May 25th, 2015
Sidney, BC: It is now recognized that coastal bears are often tightly coupled to spawning Pacific salmon. However, as mobile, opportunistic and abundant animals in coastal ecosystems, bears also interact with a range of other taxa, including other spawning fishes.
Each year, Pacific herring, a small silvery fish with profound ecological, cultural, and economic importance, participates in one of nature’s most spectacular events. Despite population reductions throughout parts of their range, often substantial aggregations of Pacific herring still spawn on nearshore and intertidal substrates along the Pacific coast of North America and beyond. At these events, the water turns chalk white with milt (sperm) and dense layers of eggs are laid upon the beaches, kelp forests and seafloor.

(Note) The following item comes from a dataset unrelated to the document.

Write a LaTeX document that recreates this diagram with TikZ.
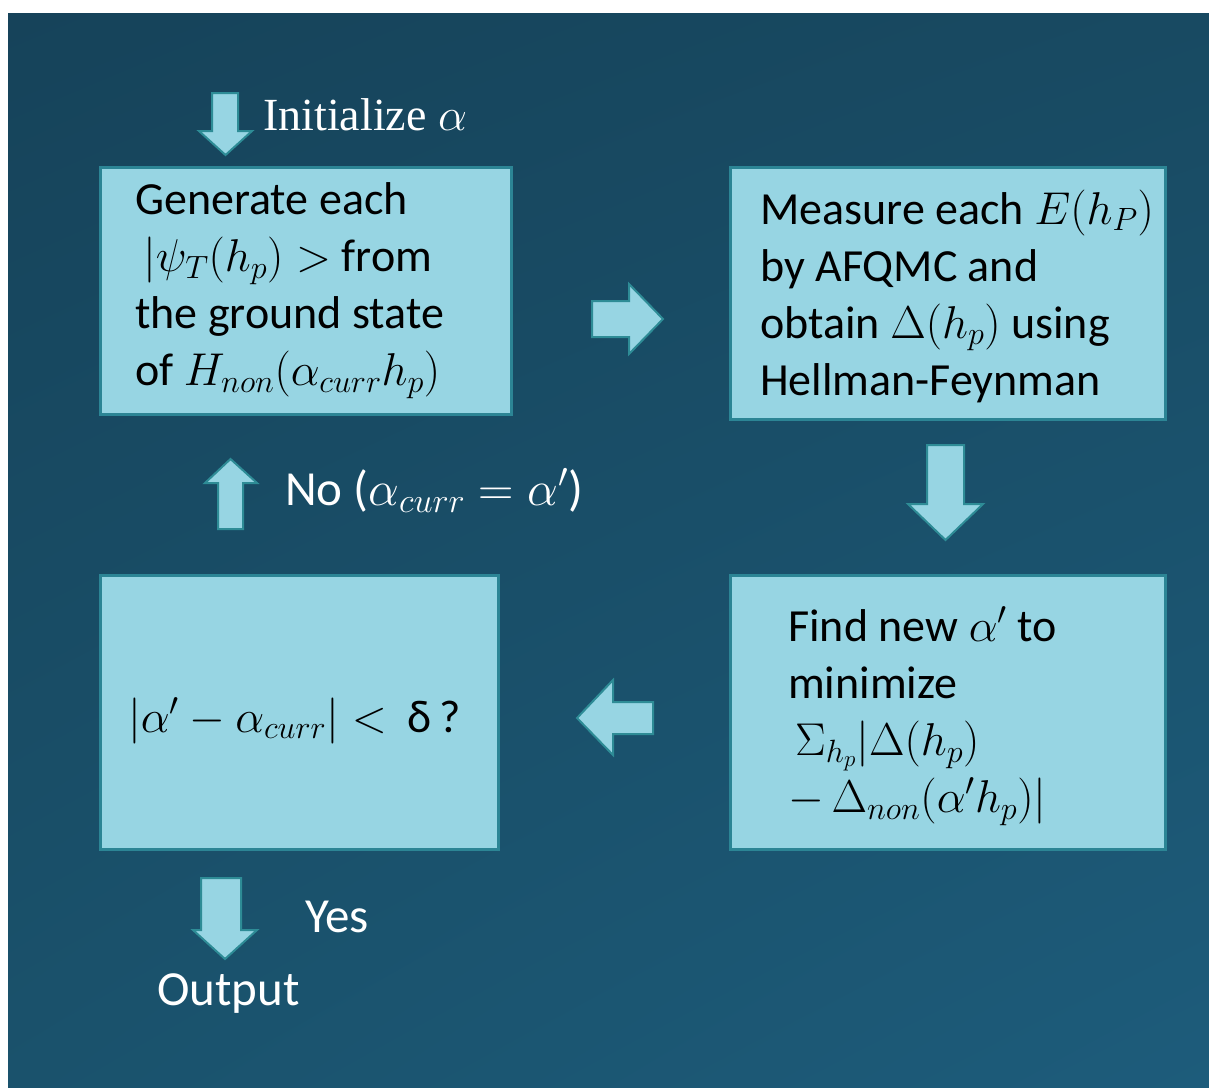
\RequirePackage{fix-cm}
\documentclass[tikz,border=0pt]{standalone}
\usepackage{fontspec}
\usetikzlibrary{shadings}
\setmainfont{Carlito}
\newfontfamily\seriffont{Liberation Serif}
\definecolor{bgA}{HTML}{16435A}
\definecolor{bgB}{HTML}{184A62}
\definecolor{bgC}{HTML}{1A526C}
\definecolor{bgD}{HTML}{1D5C7B}
\definecolor{boxfill}{HTML}{97D5E3}
\definecolor{boxline}{HTML}{2C8595}
\definecolor{arrline}{HTML}{2E8C96}
\begin{document}
\begin{tikzpicture}[x=1pt,y=-1pt,
  flowbox/.style={draw=boxline, line width=3pt, fill=boxfill, rectangle, inner sep=0pt},
  boxtext/.style={align=left, inner sep=0pt, text=black, font=\fontsize{46}{57}\selectfont},
  lbl/.style={inner sep=0pt, text=white, font=\fontsize{49}{56}\selectfont},
  blockarrow/.style={fill=boxfill, draw=arrline, line width=2pt, line join=miter}]
\useasboundingbox (0,0) rectangle (1209,1087);
\fill[white] (0,0) rectangle (1209,1087);
\shade[upper left=bgA, upper right=bgB, lower left=bgC, lower right=bgD] (8,13) rectangle (1209,1087);

% boxes
\node[flowbox, minimum width=411pt, minimum height=247pt] (b1) at (305.5,290.5) {};
\node[flowbox, minimum width=435pt, minimum height=252pt] (b2) at (947.5,293) {};
\node[flowbox, minimum width=435pt, minimum height=274pt] (b3) at (947.5,712) {};
\node[flowbox, minimum width=398pt, minimum height=274pt] (b4) at (299,712) {};

% box texts
\node[boxtext, anchor=west] (t1) at (135,291) {Generate each\\\hspace*{8pt}$|\psi_T(h_p)>$ from\\the ground state\\of $H_{non}(\alpha_{curr}h_p)$};
\node[boxtext, anchor=west] (t2) at (760,296) {Measure each $E(h_P)$\\by AFQMC and\\obtain $\Delta(h_p)$ using\\Hellman-Feynman};
\node[boxtext, anchor=west] (t3) at (788,716) {Find new $\alpha'$ to\\minimize\\\hspace*{7pt}$\Sigma_{h_p}|\Delta(h_p)$\\$-\,\Delta_{non}(\alpha' h_p)|$};
\node[boxtext, anchor=base west] (t4) at (128,732) {$|\alpha'-\alpha_{curr}|<$\ \ δ\,?};

% labels
\node[lbl, anchor=base west, font=\seriffont\fontsize{46}{54}\selectfont] (init) at (263,130) {Initialize $\alpha$};
\node[lbl, anchor=base west] (no) at (285,505) {No ($\alpha_{curr}=\alpha'$)};
\node[lbl, anchor=base west] (yes) at (305,932) {Yes};
\node[lbl, anchor=base west] (out) at (157,1005) {Output};

% block arrows
% initialize (down)
\draw[blockarrow] (212,93) -- (238,93) -- (238,131) -- (252,131) -- (225.5,155) -- (199,131) -- (212,131) -- cycle;
% b1 -> b2 (right)
\draw[blockarrow] (592,301) -- (629,301) -- (629,284) -- (663,319) -- (629,354) -- (629,337) -- (592,337) -- cycle;
% b2 -> b3 (down)
\draw[blockarrow] (927,445) -- (964,445) -- (964,504) -- (983,504) -- (945.5,540) -- (908,504) -- (927,504) -- cycle;
% b3 -> b4 (left)
\draw[blockarrow] (653,702) -- (613,702) -- (613,680) -- (577,718) -- (613,755) -- (613,734) -- (653,734) -- cycle;
% b4 -> b1 (up)
\draw[blockarrow] (218,529) -- (218,483) -- (205,483) -- (230.5,459) -- (257,483) -- (243,483) -- (243,529) -- cycle;
% output (down)
\draw[blockarrow] (201,878) -- (241,878) -- (241,930) -- (257,930) -- (225,959) -- (193,930) -- (201,930) -- cycle;
\end{tikzpicture}
\end{document}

Local and traditional knowledge holders have long been aware of the relationships between black bears and Pacific herring, but science lagged behind. For the first time, scientists from Raincoast Conservation Foundation and the University of Victoria have documented that black bears rely on herring eggs that wash up into intertidal zones. Published in the scientific journal BMC Ecology and entitled Novel species interactions: American black bears respond to Pacific herring spawn, we documented that bears responded positively to herring eggs, with bears being more frequent at large spawn events. Further, the greater the amount of eggs available to bears on spawn beaches, the more eggs bears ate, with eggs being consumed by bears for over five weeks from single spawn events in Quatsino Sound, British Columbia.
Why are these findings important? According to postdoctoral fellow Dr. Caroline Fox, “this is the first scientific evidence of a cross-ecosystem interaction between Pacific herring and black bears, two prominent species that play substantive roles in coastal ecosystems but which have not been previously linked.”
Because these bear-herring interactions were potentially stronger and more widespread historically, Dr. Paul Paquet says that “the documentation of these interactions highlights the paucity of knowledge regarding species and ecosystem interactions and in turn, the lack of information regarding their potential decline.”